EXERCISE DETAILS -
Give every line back verbatim, dropping all images.
--- START OF DATA PROVIDED ---
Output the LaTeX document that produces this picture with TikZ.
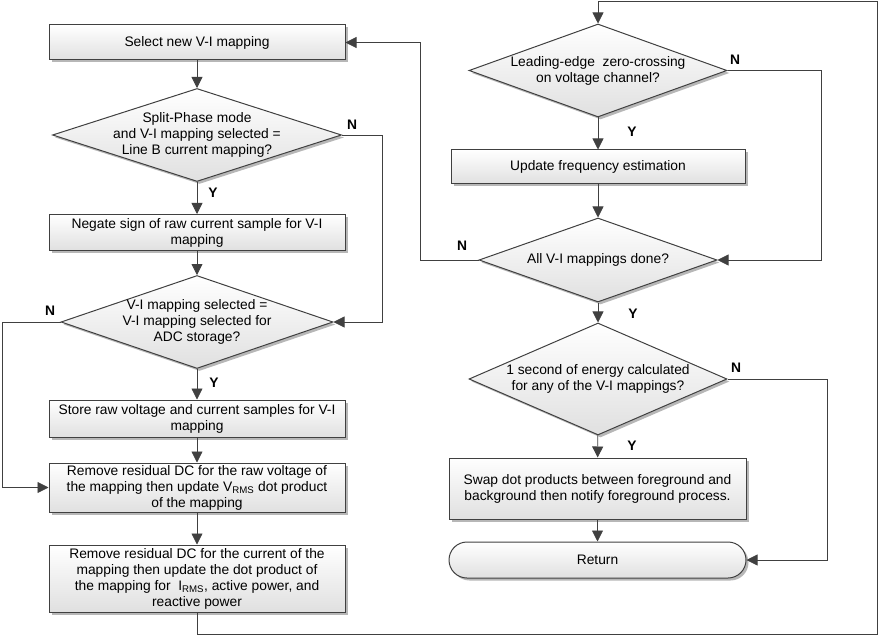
\documentclass[tikz,border=0pt]{standalone}
\usepackage{fontspec}
\setmainfont{Liberation Sans}
\usetikzlibrary{arrows.meta,shapes.geometric,shadows}
\definecolor{edgec}{HTML}{404040}
\definecolor{boxbot}{HTML}{E0E0E0}
\newcommand{\myfs}{\fontsize{13.8pt}{16pt}\selectfont}
\begin{document}
\begin{tikzpicture}[x=1pt,y=-1pt,
  shade/.style={draw=edgec, line width=1pt, top color=white, bottom color=boxbot,
    drop shadow={shadow xshift=2.5pt, shadow yshift=-2.5pt, fill=black!40, opacity=0.7}},
  proc/.style={shade, rectangle, minimum width=296pt, align=center, inner sep=2pt, font=\myfs},
  dia/.style={shade, diamond, inner sep=0pt},
  dtext/.style={align=center, font=\myfs, inner sep=0pt},
  lbl/.style={font=\myfs\bfseries, inner sep=0pt},
  conn/.style={draw=edgec, line width=0.8pt},
  arr/.style={conn, -{Triangle[length=11pt,width=11pt]}}]
\useasboundingbox (0,0) rectangle (882,636);

% left column
\node[proc, minimum height=35pt] (b1) at (197,42.5) {Select new V-I mapping};
\node[dia, minimum width=289pt, minimum height=93pt] (d1) at (197,135) {};
\node[dtext] (d1t) at (d1) {Split-Phase mode\\and V-I mapping selected =\\Line B current mapping?};
\node[proc, minimum height=36pt] (b2) at (197,232.5) {Negate sign of raw current sample for V-I\\mapping};
\node[dia, minimum width=272pt, minimum height=93pt] (d2) at (197,322) {};
\node[dtext] (d2t) at (d2) {V-I mapping selected =\\V-I mapping selected for\\ADC storage?};
\node[proc, minimum height=37pt] (b3) at (197,418.5) {Store raw voltage and current samples for V-I\\mapping};
\node[proc, minimum height=49pt] (b4) at (197,487.5) {Remove residual DC for the raw voltage of\\the mapping then update V\textsubscript{RMS} dot product\\of the mapping};
\node[proc, minimum height=67pt] (b5) at (197,578.5) {Remove residual DC for the current of the\\mapping then update the dot product of\\the mapping for \ I\textsubscript{RMS}, active power, and\\reactive power};

% right column
\node[dia, minimum width=258pt, minimum height=93pt] (r1) at (598,70.5) {};
\node[dtext] (r1t) at (r1) {Leading-edge \ zero-crossing\\on voltage channel?};
\node[proc, minimum height=34pt, minimum width=294pt] (rb1) at (598,167) {Update frequency estimation};
\node[dia, minimum width=238pt, minimum height=84pt] (r2) at (598,260) {};
\node[dtext] (r2t) at (r2) {All V-I mappings done?};
\node[dia, minimum width=258pt, minimum height=112pt] (r3) at (598,379) {};
\node[dtext] (r3t) at (r3) {1 second of energy calculated\\for any of the V-I mappings?};
\node[proc, minimum height=61pt, minimum width=297pt] (rb2) at (597.5,488.5) {Swap dot products between foreground and\\background then notify foreground process.};
\node[proc, rounded corners=18pt, minimum height=36pt, minimum width=297pt] (ret) at (597.5,560) {Return};

% labels
\node[lbl] (n1) at (352,125) {N};
\node[lbl] (y1) at (213,193) {Y};
\node[lbl] (n2) at (50,311) {N};
\node[lbl] (y2) at (214,383) {Y};
\node[lbl] (n3) at (735,60) {N};
\node[lbl] (y3) at (632,132) {Y};
\node[lbl] (n4) at (462,246) {N};
\node[lbl] (y4) at (633,314) {Y};
\node[lbl] (n5) at (736,368) {N};
\node[lbl] (y5) at (632,446) {Y};

% connectors left
\draw[arr] (b1) -- (d1);
\draw[arr] (d1) -- (b2);
\draw[arr] (b2) -- (d2);
\draw[arr] (d2) -- (b3);
\draw[arr] (b3) -- (b4);
\draw[arr] (b4) -- (b5);
\draw[arr] (d1.east) -- ++(40,0) |- (d2.east);
\draw[arr] (d2.west) -- ++(-58,0) |- (b4.west);

% loop from bottom to top right
\coordinate (cbl) at (197,634.5);
\coordinate (cbr) at (877,634.5);
\coordinate (ctr) at (877,1.5);
\coordinate (ctl) at (598,1.5);
\draw[arr] (b5.south) -- (cbl) -- (cbr) -- (ctr) -- (ctl) -- (r1.north);

% connectors right
\draw[arr] (r1) -- (rb1);
\draw[arr] (rb1) -- (r2);
\draw[arr] (r2) -- (r3);
\draw[arr] (r3) -- (rb2);
\draw[arr] (rb2) -- (ret);
\draw[arr] (r1.east) -- ++(94,0) |- (r2.east);
\draw[arr] (r2.west) -- ++(-58,0) |- (b1.east);
\draw[arr] (r3.east) -- ++(100,0) |- (ret.east);
\end{tikzpicture}
\end{document}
--- END OF DATA PROVIDED ---
REPLY TO THE TASK -
Output the LaTeX document that produces this picture with TikZ.
\documentclass[tikz,border=0pt]{standalone}
\usepackage{fontspec}
\setmainfont{Liberation Sans}
\usetikzlibrary{arrows.meta,shapes.geometric,shadows}
\definecolor{edgec}{HTML}{404040}
\definecolor{boxbot}{HTML}{E0E0E0}
\newcommand{\myfs}{\fontsize{13.8pt}{16pt}\selectfont}
\begin{document}
\begin{tikzpicture}[x=1pt,y=-1pt,
  shade/.style={draw=edgec, line width=1pt, top color=white, bottom color=boxbot,
    drop shadow={shadow xshift=2.5pt, shadow yshift=-2.5pt, fill=black!40, opacity=0.7}},
  proc/.style={shade, rectangle, minimum width=296pt, align=center, inner sep=2pt, font=\myfs},
  dia/.style={shade, diamond, inner sep=0pt},
  dtext/.style={align=center, font=\myfs, inner sep=0pt},
  lbl/.style={font=\myfs\bfseries, inner sep=0pt},
  conn/.style={draw=edgec, line width=0.8pt},
  arr/.style={conn, -{Triangle[length=11pt,width=11pt]}}]
\useasboundingbox (0,0) rectangle (882,636);

% left column
\node[proc, minimum height=35pt] (b1) at (197,42.5) {Select new V-I mapping};
\node[dia, minimum width=289pt, minimum height=93pt] (d1) at (197,135) {};
\node[dtext] (d1t) at (d1) {Split-Phase mode\\and V-I mapping selected =\\Line B current mapping?};
\node[proc, minimum height=36pt] (b2) at (197,232.5) {Negate sign of raw current sample for V-I\\mapping};
\node[dia, minimum width=272pt, minimum height=93pt] (d2) at (197,322) {};
\node[dtext] (d2t) at (d2) {V-I mapping selected =\\V-I mapping selected for\\ADC storage?};
\node[proc, minimum height=37pt] (b3) at (197,418.5) {Store raw voltage and current samples for V-I\\mapping};
\node[proc, minimum height=49pt] (b4) at (197,487.5) {Remove residual DC for the raw voltage of\\the mapping then update V\textsubscript{RMS} dot product\\of the mapping};
\node[proc, minimum height=67pt] (b5) at (197,578.5) {Remove residual DC for the current of the\\mapping then update the dot product of\\the mapping for \ I\textsubscript{RMS}, active power, and\\reactive power};

% right column
\node[dia, minimum width=258pt, minimum height=93pt] (r1) at (598,70.5) {};
\node[dtext] (r1t) at (r1) {Leading-edge \ zero-crossing\\on voltage channel?};
\node[proc, minimum height=34pt, minimum width=294pt] (rb1) at (598,167) {Update frequency estimation};
\node[dia, minimum width=238pt, minimum height=84pt] (r2) at (598,260) {};
\node[dtext] (r2t) at (r2) {All V-I mappings done?};
\node[dia, minimum width=258pt, minimum height=112pt] (r3) at (598,379) {};
\node[dtext] (r3t) at (r3) {1 second of energy calculated\\for any of the V-I mappings?};
\node[proc, minimum height=61pt, minimum width=297pt] (rb2) at (597.5,488.5) {Swap dot products between foreground and\\background then notify foreground process.};
\node[proc, rounded corners=18pt, minimum height=36pt, minimum width=297pt] (ret) at (597.5,560) {Return};

% labels
\node[lbl] (n1) at (352,125) {N};
\node[lbl] (y1) at (213,193) {Y};
\node[lbl] (n2) at (50,311) {N};
\node[lbl] (y2) at (214,383) {Y};
\node[lbl] (n3) at (735,60) {N};
\node[lbl] (y3) at (632,132) {Y};
\node[lbl] (n4) at (462,246) {N};
\node[lbl] (y4) at (633,314) {Y};
\node[lbl] (n5) at (736,368) {N};
\node[lbl] (y5) at (632,446) {Y};

% connectors left
\draw[arr] (b1) -- (d1);
\draw[arr] (d1) -- (b2);
\draw[arr] (b2) -- (d2);
\draw[arr] (d2) -- (b3);
\draw[arr] (b3) -- (b4);
\draw[arr] (b4) -- (b5);
\draw[arr] (d1.east) -- ++(40,0) |- (d2.east);
\draw[arr] (d2.west) -- ++(-58,0) |- (b4.west);

% loop from bottom to top right
\coordinate (cbl) at (197,634.5);
\coordinate (cbr) at (877,634.5);
\coordinate (ctr) at (877,1.5);
\coordinate (ctl) at (598,1.5);
\draw[arr] (b5.south) -- (cbl) -- (cbr) -- (ctr) -- (ctl) -- (r1.north);

% connectors right
\draw[arr] (r1) -- (rb1);
\draw[arr] (rb1) -- (r2);
\draw[arr] (r2) -- (r3);
\draw[arr] (r3) -- (rb2);
\draw[arr] (rb2) -- (ret);
\draw[arr] (r1.east) -- ++(94,0) |- (r2.east);
\draw[arr] (r2.west) -- ++(-58,0) |- (b1.east);
\draw[arr] (r3.east) -- ++(100,0) |- (ret.east);
\end{tikzpicture}
\end{document}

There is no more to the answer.